The nurse explained that her husband, a talc miner, had stayed
on the highway with the boy’s body until the coroner could get
over the mountains from Bishop, at dawn today. “You can’t just
leave a body on the highway,” she said. “It’s immoral.”
It was one
instance in which I did not distrust the word, because she meant
something quite specific. She meant that if a body is left alone
for even a few minutes on the desert, the coyotes close in and
eat the flesh. Whether or not a corpse is torn apart by coyotes
may seem only a sentimental consideration, but of course it is
more: one of the promises we make to one another is that we will
try to retrieve our casualties, try not to abandon our dead to
the coyotes. If we have been taught to keep our promises – if,
in the simplest terms, our upbringing is good enough – we stay
with the body, or have bad dreams.
I am
talking, of course, about the kind of social code that is
sometimes called, usually pejoratively, “wagon-train morality.”

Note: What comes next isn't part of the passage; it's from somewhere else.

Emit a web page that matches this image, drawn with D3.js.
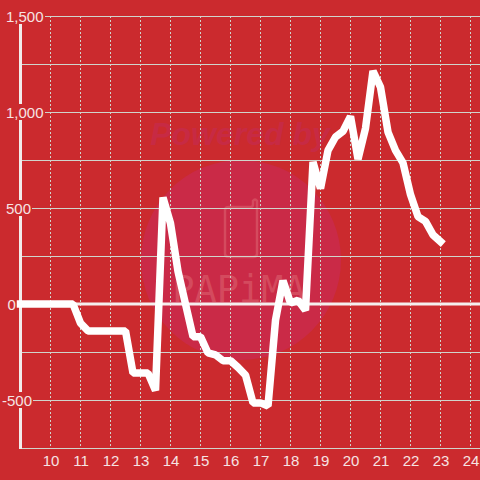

In fact that is precisely what it is. For better or worse, we
are what we learned as children: my own childhood was
illuminated by graphic litanies of the grief awaiting those who
failed in their loyalties to each other. The Donner-Reed Party,
starving in the Sierra snows, all the ephemera of civilization
gone save that one vestigial taboo, the provision that no one
should eat his own blood kin. The Jayhawkers, who quarreled and
separated not far from where I am tonight. Some of them died in
the Funerals and some of them died down near Badwater and most
of the rest of them died in the Panamints. A woman who got
through gave the valley its name. Some might say that the
Jayhawkers were killed by the desert summer, and the Donner
Party by the mountain winter, by circumstances beyond control;
we were taught instead that they had somewhere abdicated their
responsibilities, somehow breached their primary loyalties, or
they would not have found themselves helpless in the mountain
winter or the desert summer, would not have given way to
acrimony, would not have deserted one another, would not have
failed. In brief, we heard such stories as cautionary tales,
and they still suggest the only kind of “morality” that seems to
me to have any but the most potentially mendacious meaning.
You are
quite possibly impatient with me by now; I am talking, you want
to say, about a “morality” so primitive that it scarcely
deserves the name, a code that has as its point only survival,
not the attainment of the ideal good. Exactly. Particularly out
here tonight, in this country so ominous and terrible that to
live in it is to live with antimatter, it is difficult to
believe that “the good” is a knowable quantity. Let me tell you
what it is like out here tonight. Stories travel at night on the
desert. Someone gets in his pickup and drives a couple of
hundred miles for a beer, and he carries news of what is
happening, back wherever he came from. Then he drives another
hundred miles for another beer, and passes along stories from
the last place as well from the one before; it is a network
kept alive by people whose instincts tell them that if they do
not keep moving at night on the desert they will lose all
reason. Here is a story that is going around the desert tonight:
over across the Nevada line, sheriff’s deputies are diving in
some underground pools, trying to retrieve a couple of bodies
known to be in the hole. The widow of one of the drowned boys is
over there; she is eighteen, and pregnant, and is said not to
leave the hole. The divers go down and come up, and she just
stands there and stares into the water. They have been diving
for ten days but have found no bottom to the caves, no bodies
and no trace of them, only the black 90° water going down and
down and down, and a single translucent fish, not classified.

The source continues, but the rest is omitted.